Go through the material and write it all out exactly, minus the pictures.

----- INFORMATION SHOWN -----

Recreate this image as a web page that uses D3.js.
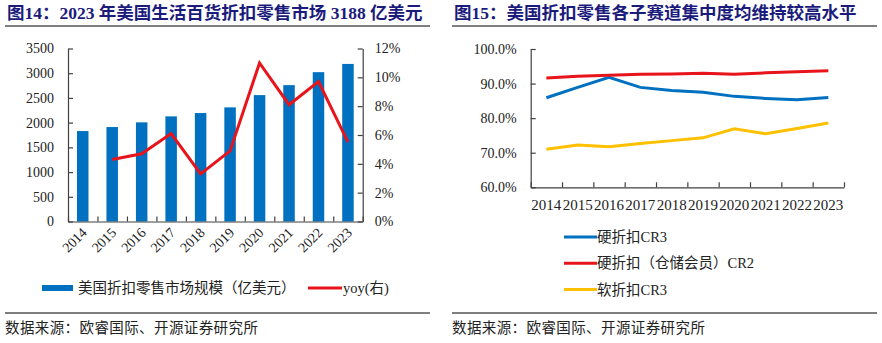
<!DOCTYPE html>
<html>
<head>
<meta charset="utf-8">
<script src="https://cdn.jsdelivr.net/npm/d3@7"></script>
<style>
  html, body { margin: 0; padding: 0; background: #fff; }
  svg { display: block; }
  .num { font-family: "Liberation Serif", "Times New Roman", serif; }
  .cjk { font-family: "Liberation Serif", "Noto Sans CJK SC", serif; }
</style>
</head>
<body>
<svg id="chart" width="882" height="343"></svg>
<script>
// 年份
const years = ['2014', '2015', '2016', '2017', '2018', '2019', '2020', '2021', '2022', '2023'];

// 图14：美国折扣零售市场规模（亿美元）与同比增速（%）
const marketSize = [1830, 1911, 2006, 2127, 2194, 2309, 2557, 2759, 3021, 3188];
const yoy = [null, 4.3, 4.7, 6.1, 3.3, 4.9, 11.0, 8.1, 9.7, 5.5];
const sizeTicks = [0, 500, 1000, 1500, 2000, 2500, 3000, 3500];
const yoyTicks = [0, 2, 4, 6, 8, 10, 12];

// 图15：各子赛道集中度（%）
const hardCR3 = [85.9, 88.9, 91.8, 88.9, 88.0, 87.5, 86.3, 85.7, 85.3, 86.0];
const clubCR2 = [91.6, 92.1, 92.4, 92.7, 92.8, 93.0, 92.7, 93.1, 93.4, 93.7];
const softCR3 = [71.0, 72.2, 71.7, 72.7, 73.5, 74.3, 76.9, 75.5, 77.0, 78.6];
const crTicks = [60, 70, 80, 90, 100];

const BLUE = '#0070c0', RED = '#e8141c', YELLOW = '#ffc000';
const TITLE = '#1b1b7c', AXIS = '#404040';

const svg = d3.select('#chart');

// 标题、分隔线、数据来源
function frame(x0, x1, title) {
  svg.append('text').attr('class', 'cjk').attr('x', x0 + 2).attr('y', 19)
    .attr('font-size', 17.5).attr('font-weight', 'bold').attr('fill', TITLE).text(title);
  svg.append('line').attr('x1', x0).attr('x2', x1).attr('y1', 26).attr('y2', 26)
    .attr('stroke', '#000').attr('stroke-width', 1.2);
  svg.append('line').attr('x1', x0).attr('x2', x1).attr('y1', 313).attr('y2', 313)
    .attr('stroke', '#000').attr('stroke-width', 1.2);
  svg.append('text').attr('class', 'cjk').attr('x', x0).attr('y', 333)
    .attr('font-size', 14.5).attr('letter-spacing', 0.4).attr('fill', '#222')
    .text('数据来源：欧睿国际、开源证券研究所');
}

function styleAxis(g) {
  g.select('.domain').attr('stroke', AXIS).attr('stroke-width', 1.2);
  g.selectAll('.tick line').attr('stroke', AXIS).attr('stroke-width', 1.2);
  g.selectAll('text').attr('class', 'num').attr('font-size', 14).attr('fill', '#222');
}

// ---------- 图14 ----------
frame(5, 430, '图14：2023 年美国生活百货折扣零售市场 3188 亿美元');
{
  const L = 68, R = 362.7, T = 48.5, B = 221.5;

  const x = d3.scaleBand().domain(years).range([L, R]).paddingInner(0.61).paddingOuter(0.305);
  const xc = d3.scaleBand().domain(years).range([L, R]);
  const y = d3.scaleLinear().domain([0, 3500]).range([B, T]);
  const y2 = d3.scaleLinear().domain([0, 12]).range([B, T]);

  svg.selectAll('.bar').data(marketSize).enter().append('rect')
    .attr('x', (d, i) => x(years[i]))
    .attr('y', d => y(d))
    .attr('width', x.bandwidth())
    .attr('height', d => B - y(d))
    .attr('fill', BLUE);

  const line = d3.line()
    .defined(d => d != null)
    .x((d, i) => xc(years[i]) + xc.bandwidth() / 2)
    .y(d => y2(d));
  svg.append('path').datum(yoy).attr('d', line)
    .attr('fill', 'none').attr('stroke', RED).attr('stroke-width', 3)
    .attr('stroke-linejoin', 'miter');

  svg.append('g').attr('transform', `translate(${L},0)`)
    .call(d3.axisLeft(y).tickValues(sizeTicks).tickSize(-5).tickSizeOuter(0).tickPadding(14)
      .tickFormat(d3.format('d')))
    .call(styleAxis);

  svg.append('g').attr('transform', `translate(${R},0)`)
    .call(d3.axisRight(y2).tickValues(yoyTicks).tickSize(-5).tickSizeOuter(0).tickPadding(12)
      .tickFormat(d => d + '%'))
    .call(styleAxis);

  // 底部轴：刻度位于类别分界处
  const xb = d3.scaleLinear().domain([0, years.length]).range([L, R]);
  svg.append('g').attr('transform', `translate(0,${B})`)
    .call(d3.axisBottom(xb).tickValues(d3.range(0, years.length + 1)).tickSize(-5)
      .tickSizeOuter(0).tickFormat(''))
    .call(styleAxis);

  svg.selectAll('.xlab1').data(years).enter().append('text')
    .attr('class', 'num').attr('font-size', 14).attr('fill', '#222')
    .attr('text-anchor', 'end')
    .attr('transform', d => `translate(${xc(d) + xc.bandwidth() / 2 + 5},${B + 12}) rotate(-45)`)
    .text(d => d);

  // 图例
  svg.append('rect').attr('x', 42).attr('y', 285).attr('width', 31).attr('height', 6).attr('fill', BLUE);
  svg.append('text').attr('class', 'cjk').attr('x', 78).attr('y', 293)
    .attr('font-size', 14.5).attr('fill', '#222').text('美国折扣零售市场规模（亿美元）');
  svg.append('line').attr('x1', 308).attr('x2', 342).attr('y1', 288).attr('y2', 288)
    .attr('stroke', RED).attr('stroke-width', 3);
  svg.append('text').attr('class', 'cjk').attr('x', 343).attr('y', 293)
    .attr('font-size', 14.5).attr('fill', '#222').text('yoy(右)');
}

// ---------- 图15 ----------
frame(452, 877, '图15：美国折扣零售各子赛道集中度均维持较高水平');
{
  const L = 530.7, R = 844, T = 49, B = 187.3;

  const x = d3.scaleBand().domain(years).range([L, R]);
  const y = d3.scaleLinear().domain([60, 100]).range([B, T]);

  const line = d3.line()
    .x((d, i) => x(years[i]) + x.bandwidth() / 2)
    .y(d => y(d));

  const series = [
    { name: '硬折扣CR3', values: hardCR3, color: BLUE },
    { name: '硬折扣（仓储会员）CR2', values: clubCR2, color: RED },
    { name: '软折扣CR3', values: softCR3, color: YELLOW }
  ];

  svg.selectAll('.cr').data(series).enter().append('path')
    .attr('d', d => line(d.values))
    .attr('fill', 'none').attr('stroke', d => d.color).attr('stroke-width', 3);

  svg.append('g').attr('transform', `translate(${L},0)`)
    .call(d3.axisLeft(y).tickValues(crTicks).tickSize(-5).tickSizeOuter(0).tickPadding(14)
      .tickFormat(d => d.toFixed(1) + '%'))
    .call(styleAxis);

  const xb = d3.scaleLinear().domain([0, years.length]).range([L, R]);
  svg.append('g').attr('transform', `translate(0,${B})`)
    .call(d3.axisBottom(xb).tickValues(d3.range(0, years.length + 1)).tickSize(-5)
      .tickSizeOuter(0).tickFormat(''))
    .call(styleAxis);

  svg.selectAll('.xlab2').data(years).enter().append('text')
    .attr('class', 'num').attr('font-size', 15).attr('fill', '#222')
    .attr('text-anchor', 'middle')
    .attr('x', d => x(d) + x.bandwidth() / 2)
    .attr('y', 210)
    .text(d => d);

  // 图例
  const leg = svg.selectAll('.leg2').data(series).enter().append('g')
    .attr('transform', (d, i) => `translate(564,${237 + i * 26.3})`);
  leg.append('line').attr('x1', 0).attr('x2', 33).attr('stroke', d => d.color).attr('stroke-width', 3);
  leg.append('text').attr('class', 'cjk').attr('x', 33).attr('y', 5)
    .attr('font-size', 14.5).attr('fill', '#222').text(d => d.name);
}
</script>
</body>
</html>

-----

REPLY:
Recreate this image as a web page that uses D3.js.
<!DOCTYPE html>
<html>
<head>
<meta charset="utf-8">
<script src="https://cdn.jsdelivr.net/npm/d3@7"></script>
<style>
  html, body { margin: 0; padding: 0; background: #fff; }
  svg { display: block; }
  .num { font-family: "Liberation Serif", "Times New Roman", serif; }
  .cjk { font-family: "Liberation Serif", "Noto Sans CJK SC", serif; }
</style>
</head>
<body>
<svg id="chart" width="882" height="343"></svg>
<script>
// 年份
const years = ['2014', '2015', '2016', '2017', '2018', '2019', '2020', '2021', '2022', '2023'];

// 图14：美国折扣零售市场规模（亿美元）与同比增速（%）
const marketSize = [1830, 1911, 2006, 2127, 2194, 2309, 2557, 2759, 3021, 3188];
const yoy = [null, 4.3, 4.7, 6.1, 3.3, 4.9, 11.0, 8.1, 9.7, 5.5];
const sizeTicks = [0, 500, 1000, 1500, 2000, 2500, 3000, 3500];
const yoyTicks = [0, 2, 4, 6, 8, 10, 12];

// 图15：各子赛道集中度（%）
const hardCR3 = [85.9, 88.9, 91.8, 88.9, 88.0, 87.5, 86.3, 85.7, 85.3, 86.0];
const clubCR2 = [91.6, 92.1, 92.4, 92.7, 92.8, 93.0, 92.7, 93.1, 93.4, 93.7];
const softCR3 = [71.0, 72.2, 71.7, 72.7, 73.5, 74.3, 76.9, 75.5, 77.0, 78.6];
const crTicks = [60, 70, 80, 90, 100];

const BLUE = '#0070c0', RED = '#e8141c', YELLOW = '#ffc000';
const TITLE = '#1b1b7c', AXIS = '#404040';

const svg = d3.select('#chart');

// 标题、分隔线、数据来源
function frame(x0, x1, title) {
  svg.append('text').attr('class', 'cjk').attr('x', x0 + 2).attr('y', 19)
    .attr('font-size', 17.5).attr('font-weight', 'bold').attr('fill', TITLE).text(title);
  svg.append('line').attr('x1', x0).attr('x2', x1).attr('y1', 26).attr('y2', 26)
    .attr('stroke', '#000').attr('stroke-width', 1.2);
  svg.append('line').attr('x1', x0).attr('x2', x1).attr('y1', 313).attr('y2', 313)
    .attr('stroke', '#000').attr('stroke-width', 1.2);
  svg.append('text').attr('class', 'cjk').attr('x', x0).attr('y', 333)
    .attr('font-size', 14.5).attr('letter-spacing', 0.4).attr('fill', '#222')
    .text('数据来源：欧睿国际、开源证券研究所');
}

function styleAxis(g) {
  g.select('.domain').attr('stroke', AXIS).attr('stroke-width', 1.2);
  g.selectAll('.tick line').attr('stroke', AXIS).attr('stroke-width', 1.2);
  g.selectAll('text').attr('class', 'num').attr('font-size', 14).attr('fill', '#222');
}

// ---------- 图14 ----------
frame(5, 430, '图14：2023 年美国生活百货折扣零售市场 3188 亿美元');
{
  const L = 68, R = 362.7, T = 48.5, B = 221.5;

  const x = d3.scaleBand().domain(years).range([L, R]).paddingInner(0.61).paddingOuter(0.305);
  const xc = d3.scaleBand().domain(years).range([L, R]);
  const y = d3.scaleLinear().domain([0, 3500]).range([B, T]);
  const y2 = d3.scaleLinear().domain([0, 12]).range([B, T]);

  svg.selectAll('.bar').data(marketSize).enter().append('rect')
    .attr('x', (d, i) => x(years[i]))
    .attr('y', d => y(d))
    .attr('width', x.bandwidth())
    .attr('height', d => B - y(d))
    .attr('fill', BLUE);

  const line = d3.line()
    .defined(d => d != null)
    .x((d, i) => xc(years[i]) + xc.bandwidth() / 2)
    .y(d => y2(d));
  svg.append('path').datum(yoy).attr('d', line)
    .attr('fill', 'none').attr('stroke', RED).attr('stroke-width', 3)
    .attr('stroke-linejoin', 'miter');

  svg.append('g').attr('transform', `translate(${L},0)`)
    .call(d3.axisLeft(y).tickValues(sizeTicks).tickSize(-5).tickSizeOuter(0).tickPadding(14)
      .tickFormat(d3.format('d')))
    .call(styleAxis);

  svg.append('g').attr('transform', `translate(${R},0)`)
    .call(d3.axisRight(y2).tickValues(yoyTicks).tickSize(-5).tickSizeOuter(0).tickPadding(12)
      .tickFormat(d => d + '%'))
    .call(styleAxis);

  // 底部轴：刻度位于类别分界处
  const xb = d3.scaleLinear().domain([0, years.length]).range([L, R]);
  svg.append('g').attr('transform', `translate(0,${B})`)
    .call(d3.axisBottom(xb).tickValues(d3.range(0, years.length + 1)).tickSize(-5)
      .tickSizeOuter(0).tickFormat(''))
    .call(styleAxis);

  svg.selectAll('.xlab1').data(years).enter().append('text')
    .attr('class', 'num').attr('font-size', 14).attr('fill', '#222')
    .attr('text-anchor', 'end')
    .attr('transform', d => `translate(${xc(d) + xc.bandwidth() / 2 + 5},${B + 12}) rotate(-45)`)
    .text(d => d);

  // 图例
  svg.append('rect').attr('x', 42).attr('y', 285).attr('width', 31).attr('height', 6).attr('fill', BLUE);
  svg.append('text').attr('class', 'cjk').attr('x', 78).attr('y', 293)
    .attr('font-size', 14.5).attr('fill', '#222').text('美国折扣零售市场规模（亿美元）');
  svg.append('line').attr('x1', 308).attr('x2', 342).attr('y1', 288).attr('y2', 288)
    .attr('stroke', RED).attr('stroke-width', 3);
  svg.append('text').attr('class', 'cjk').attr('x', 343).attr('y', 293)
    .attr('font-size', 14.5).attr('fill', '#222').text('yoy(右)');
}

// ---------- 图15 ----------
frame(452, 877, '图15：美国折扣零售各子赛道集中度均维持较高水平');
{
  const L = 530.7, R = 844, T = 49, B = 187.3;

  const x = d3.scaleBand().domain(years).range([L, R]);
  const y = d3.scaleLinear().domain([60, 100]).range([B, T]);

  const line = d3.line()
    .x((d, i) => x(years[i]) + x.bandwidth() / 2)
    .y(d => y(d));

  const series = [
    { name: '硬折扣CR3', values: hardCR3, color: BLUE },
    { name: '硬折扣（仓储会员）CR2', values: clubCR2, color: RED },
    { name: '软折扣CR3', values: softCR3, color: YELLOW }
  ];

  svg.selectAll('.cr').data(series).enter().append('path')
    .attr('d', d => line(d.values))
    .attr('fill', 'none').attr('stroke', d => d.color).attr('stroke-width', 3);

  svg.append('g').attr('transform', `translate(${L},0)`)
    .call(d3.axisLeft(y).tickValues(crTicks).tickSize(-5).tickSizeOuter(0).tickPadding(14)
      .tickFormat(d => d.toFixed(1) + '%'))
    .call(styleAxis);

  const xb = d3.scaleLinear().domain([0, years.length]).range([L, R]);
  svg.append('g').attr('transform', `translate(0,${B})`)
    .call(d3.axisBottom(xb).tickValues(d3.range(0, years.length + 1)).tickSize(-5)
      .tickSizeOuter(0).tickFormat(''))
    .call(styleAxis);

  svg.selectAll('.xlab2').data(years).enter().append('text')
    .attr('class', 'num').attr('font-size', 15).attr('fill', '#222')
    .attr('text-anchor', 'middle')
    .attr('x', d => x(d) + x.bandwidth() / 2)
    .attr('y', 210)
    .text(d => d);

  // 图例
  const leg = svg.selectAll('.leg2').data(series).enter().append('g')
    .attr('transform', (d, i) => `translate(564,${237 + i * 26.3})`);
  leg.append('line').attr('x1', 0).attr('x2', 33).attr('stroke', d => d.color).attr('stroke-width', 3);
  leg.append('text').attr('class', 'cjk').attr('x', 33).attr('y', 5)
    .attr('font-size', 14.5).attr('fill', '#222').text(d => d.name);
}
</script>
</body>
</html>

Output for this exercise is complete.